Repeat the material exactly from its first line to the line that includes "154.6, 154.0, 153.9];". Skip pictures.

━━━

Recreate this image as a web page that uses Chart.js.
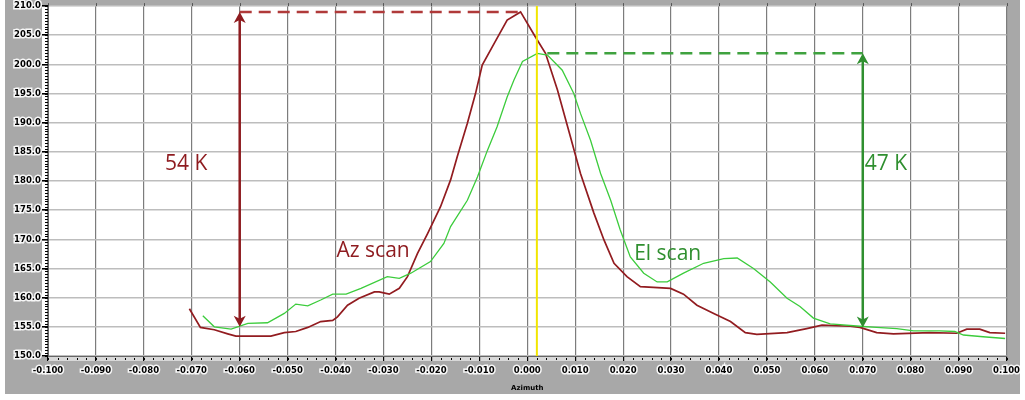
<!DOCTYPE html>
<html>
<head>
<meta charset="utf-8">
<script src="https://cdn.jsdelivr.net/npm/chart.js@4"></script>
<style>
  html, body { margin: 0; padding: 0; background: #fff; }
  canvas { display: block; }
</style>
</head>
<body>
<canvas id="Chart" width="1025" height="400"></canvas>
<script>
// azimuth scan (red)
const azX = [-0.0705, -0.0682, -0.0653, -0.0625, -0.0608, -0.0535, -0.0507, -0.0483, -0.0458, -0.0431,
  -0.0406, -0.0396, -0.0375, -0.0351, -0.0319, -0.0309, -0.0288, -0.0267, -0.0250, -0.0229,
  -0.0208, -0.0181, -0.0160, -0.0146, -0.0125, -0.0108, -0.0094, -0.0069, -0.0042, -0.0014,
  0.0017, 0.0038, 0.0063, 0.0090, 0.0111, 0.0139, 0.0160, 0.0181, 0.0208, 0.0236,
  0.0299, 0.0326, 0.0354, 0.0389, 0.0424, 0.0455, 0.0479, 0.0542, 0.0583, 0.0615,
  0.0674, 0.0694, 0.0729, 0.0764, 0.0840, 0.0896, 0.0917, 0.0944, 0.0965, 0.0997];
const azY = [158.1, 154.9, 154.5, 153.8, 153.4, 153.4, 154.0, 154.2, 154.9, 155.9,
  156.1, 156.7, 158.7, 159.9, 161.0, 161.0, 160.6, 161.6, 163.6, 167.6,
  171.0, 175.6, 180.2, 184.2, 189.9, 195.0, 199.9, 203.6, 207.6, 209.0,
  204.7, 201.9, 195.6, 187.6, 181.3, 174.5, 169.9, 165.9, 163.6, 161.9,
  161.6, 160.6, 158.7, 157.3, 155.9, 154.0, 153.7, 154.0, 154.7, 155.3,
  155.1, 154.9, 154.0, 153.8, 154.0, 153.9, 154.6, 154.6, 154.0, 153.9];

// elevation scan (green)
const elX = [-0.0677, -0.0653, -0.0618, -0.0583, -0.0542, -0.0507, -0.0483, -0.0458, -0.0431, -0.0406,
  -0.0378, -0.0347, -0.0292, -0.0267, -0.0243, -0.0202, -0.0174, -0.0160, -0.0125, -0.0104,
  -0.0083, -0.0063, -0.0042, -0.0028, -0.0010, 0.0021, 0.0042, 0.0073, 0.0097, 0.0111,
  0.0132, 0.0153, 0.0174, 0.0194, 0.0215, 0.0243, 0.0271, 0.0292, 0.0326, 0.0368,
  0.0410, 0.0438, 0.0472, 0.0507, 0.0542, 0.0569, 0.0597, 0.0632, 0.0694, 0.0729,
  0.0771, 0.0806, 0.0861, 0.0892, 0.0910, 0.0951, 0.0997];
const elY = [156.9, 155.0, 154.6, 155.6, 155.7, 157.3, 158.9, 158.6, 159.6, 160.6,
  160.6, 161.6, 163.6, 163.3, 164.2, 166.2, 169.3, 172.2, 176.7, 180.7,
  185.3, 189.3, 194.4, 197.3, 200.5, 201.9, 201.6, 199.0, 195.0, 191.6,
  187.0, 181.3, 176.7, 171.6, 167.0, 164.2, 162.7, 162.7, 164.2, 165.9,
  166.7, 166.8, 165.0, 162.7, 159.9, 158.5, 156.5, 155.5, 155.1, 154.9,
  154.7, 154.3, 154.3, 154.2, 153.6, 153.3, 153.0];

// peak-to-baseline spans written on the plot, in K
const azSpan = 54;
const elSpan = 47;
const azArrowX = -0.060;
const elArrowX = 0.070;
const boresightX = 0.002;

const azPeak = Math.max(...azY);
const azPeakX = azX[azY.indexOf(azPeak)];
const elPeak = Math.max(...elY);
const elPeakX = elX[elY.indexOf(elPeak)];

const RED = "#8e1b1f";
const GREEN = "#2f8f2f";

function toPoints(xs, ys) {
  return xs.map((x, i) => ({ x: x, y: ys[i] }));
}

function arrowHead(ctx, x, y, dir, color) {
  // dir = -1 points up, 1 points down
  ctx.save();
  ctx.fillStyle = color;
  ctx.beginPath();
  ctx.moveTo(x, y);
  ctx.lineTo(x - 6, y - dir * 11);
  ctx.lineTo(x, y - dir * 8);
  ctx.lineTo(x + 6, y - dir * 11);
  ctx.closePath();
  ctx.fill();
  ctx.restore();
}

function spanArrow(ctx, x, yTop, yBot, color) {
  ctx.save();
  ctx.strokeStyle = color;
  ctx.lineWidth = 2.5;
  ctx.beginPath();
  ctx.moveTo(x, yTop + 6);
  ctx.lineTo(x, yBot - 6);
  ctx.stroke();
  ctx.restore();
  arrowHead(ctx, x, yTop, -1, color);
  arrowHead(ctx, x, yBot, 1, color);
}

function dashLine(ctx, x1, x2, y, color) {
  ctx.save();
  ctx.strokeStyle = color;
  ctx.lineWidth = 2.5;
  ctx.setLineDash([12, 7]);
  ctx.beginPath();
  ctx.moveTo(x1, y);
  ctx.lineTo(x2, y);
  ctx.stroke();
  ctx.restore();
}

const frame = {
  id: "frame",
  beforeDraw(chart) {
    const ctx = chart.ctx;
    const a = chart.chartArea;
    ctx.save();
    ctx.fillStyle = "#a8a8a8";
    ctx.fillRect(5, 0, 1015, 394);
    ctx.fillStyle = "#ffffff";
    ctx.fillRect(a.left, a.top, a.right - a.left, a.bottom - a.top);
    ctx.fillRect(a.left - 6, a.top, 6, a.bottom - a.top + 1);
    ctx.fillStyle = "#d8d8d8";
    ctx.fillRect(a.left, a.bottom, a.right - a.left, 5);
    ctx.restore();
  },
  afterDraw(chart) {
    const ctx = chart.ctx;
    const a = chart.chartArea;
    const xs = chart.scales.x;
    const ys = chart.scales.y;
    ctx.save();
    ctx.strokeStyle = "#000";
    ctx.lineWidth = 1;
    // minor ticks on the value axis
    for (let v = 150; v <= 210; v += 0.5) {
      const py = Math.round(ys.getPixelForValue(v)) + 0.5;
      ctx.beginPath();
      ctx.moveTo(a.left - 3, py);
      ctx.lineTo(a.left, py);
      ctx.stroke();
    }
    // minor ticks along azimuth
    for (let i = 0; i <= 100; i++) {
      const px = Math.round(xs.getPixelForValue(-0.1 + i * 0.002)) + 0.5;
      ctx.beginPath();
      ctx.moveTo(px, a.bottom + 2);
      ctx.lineTo(px, a.bottom + 4);
      ctx.stroke();
    }
    // ticks along the top edge
    ctx.strokeStyle = "#555";
    for (let i = 0; i <= 20; i++) {
      const px = Math.round(xs.getPixelForValue(-0.1 + i * 0.01)) + 0.5;
      ctx.beginPath();
      ctx.moveTo(px, a.top - 3);
      ctx.lineTo(px, a.top);
      ctx.stroke();
    }
    ctx.restore();
  },
};

const notes = {
  id: "notes",
  afterDatasetsDraw(chart) {
    const ctx = chart.ctx;
    const xs = chart.scales.x;
    const ys = chart.scales.y;
    const px = (v) => xs.getPixelForValue(v);
    const py = (v) => ys.getPixelForValue(v);

    // boresight marker
    ctx.save();
    ctx.strokeStyle = "#f2e600";
    ctx.lineWidth = 2;
    ctx.beginPath();
    ctx.moveTo(px(boresightX), chart.chartArea.top);
    ctx.lineTo(px(boresightX), chart.chartArea.bottom);
    ctx.stroke();
    ctx.restore();

    dashLine(ctx, px(azArrowX), px(azPeakX), py(azPeak), "#b03a3a");
    dashLine(ctx, px(elPeakX) + 10, px(elArrowX), py(elPeak), "#3fa23f");
    spanArrow(ctx, px(azArrowX), py(azPeak), py(azPeak - azSpan), RED);
    spanArrow(ctx, px(elArrowX), py(elPeak), py(elPeak - elSpan), GREEN);

    ctx.save();
    ctx.font = '21px "Open Sans"';
    ctx.textBaseline = "middle";
    ctx.fillStyle = RED;
    ctx.fillText(azSpan + " K", px(-0.0756), py(182.9));
    ctx.fillText("Az scan", px(-0.0398), py(168.0));
    ctx.fillStyle = GREEN;
    ctx.fillText(elSpan + " K", px(0.0704), py(182.9));
    ctx.fillText("El scan", px(0.0223), py(167.5));
    ctx.restore();
  },
};

const tickFont = { family: "DejaVu Sans", size: 8.5, weight: "bold" };

new Chart(document.querySelector("#Chart"), {
  type: "line",
  data: {
    datasets: [
      {
        label: "El scan",
        data: toPoints(elX, elY),
        borderColor: "#3ccc3c",
        borderWidth: 1.3,
        pointRadius: 0,
        tension: 0,
      },
      {
        label: "Az scan",
        data: toPoints(azX, azY),
        borderColor: "#921c20",
        borderWidth: 1.7,
        pointRadius: 0,
        tension: 0,
      },
    ],
  },
  options: {
    responsive: false,
    animation: false,
    layout: { padding: { left: 0, top: 6, right: 17, bottom: 0 } },
    plugins: { legend: { display: false }, tooltip: { enabled: false } },
    scales: {
      x: {
        type: "linear",
        min: -0.1,
        max: 0.1,
        afterFit: (scale) => { scale.height = 44; },
        ticks: {
          stepSize: 0.01,
          padding: 5,
          color: "#000",
          font: tickFont,
          textStrokeColor: "rgba(255,255,255,0.9)",
          textStrokeWidth: 3,
          maxRotation: 0,
          autoSkip: false,
          callback: (v) => (Math.abs(v) < 1e-9 ? 0 : v).toFixed(3),
        },
        grid: { color: "#7c7c7c", lineWidth: 1.2, tickLength: 5, tickColor: "#000" },
        border: { color: "#666" },
        title: {
          display: true,
          text: "Azimuth",
          color: "#000",
          font: { family: "DejaVu Sans", size: 7, weight: "bold" },
          padding: { top: 0, bottom: 8 },
        },
      },
      y: {
        min: 150,
        max: 210,
        afterFit: (scale) => { scale.width = 48; },
        ticks: {
          stepSize: 5,
          padding: 1,
          color: "#000",
          font: tickFont,
          textStrokeColor: "rgba(255,255,255,0.9)",
          textStrokeWidth: 3,
          callback: (v) => v.toFixed(1),
        },
        grid: { color: "#bdbdbd", lineWidth: 1.6, tickLength: 6, tickColor: "#000" },
        border: { color: "#666" },
      },
    },
  },
  plugins: [frame, notes],
});
</script>
</body>
</html>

━━━

**OUTPUT FOR THIS EXERCISE**
Recreate this image as a web page that uses Chart.js.
<!DOCTYPE html>
<html>
<head>
<meta charset="utf-8">
<script src="https://cdn.jsdelivr.net/npm/chart.js@4"></script>
<style>
  html, body { margin: 0; padding: 0; background: #fff; }
  canvas { display: block; }
</style>
</head>
<body>
<canvas id="Chart" width="1025" height="400"></canvas>
<script>
// azimuth scan (red)
const azX = [-0.0705, -0.0682, -0.0653, -0.0625, -0.0608, -0.0535, -0.0507, -0.0483, -0.0458, -0.0431,
  -0.0406, -0.0396, -0.0375, -0.0351, -0.0319, -0.0309, -0.0288, -0.0267, -0.0250, -0.0229,
  -0.0208, -0.0181, -0.0160, -0.0146, -0.0125, -0.0108, -0.0094, -0.0069, -0.0042, -0.0014,
  0.0017, 0.0038, 0.0063, 0.0090, 0.0111, 0.0139, 0.0160, 0.0181, 0.0208, 0.0236,
  0.0299, 0.0326, 0.0354, 0.0389, 0.0424, 0.0455, 0.0479, 0.0542, 0.0583, 0.0615,
  0.0674, 0.0694, 0.0729, 0.0764, 0.0840, 0.0896, 0.0917, 0.0944, 0.0965, 0.0997];
const azY = [158.1, 154.9, 154.5, 153.8, 153.4, 153.4, 154.0, 154.2, 154.9, 155.9,
  156.1, 156.7, 158.7, 159.9, 161.0, 161.0, 160.6, 161.6, 163.6, 167.6,
  171.0, 175.6, 180.2, 184.2, 189.9, 195.0, 199.9, 203.6, 207.6, 209.0,
  204.7, 201.9, 195.6, 187.6, 181.3, 174.5, 169.9, 165.9, 163.6, 161.9,
  161.6, 160.6, 158.7, 157.3, 155.9, 154.0, 153.7, 154.0, 154.7, 155.3,
  155.1, 154.9, 154.0, 153.8, 154.0, 153.9, 154.6, 154.6, 154.0, 153.9];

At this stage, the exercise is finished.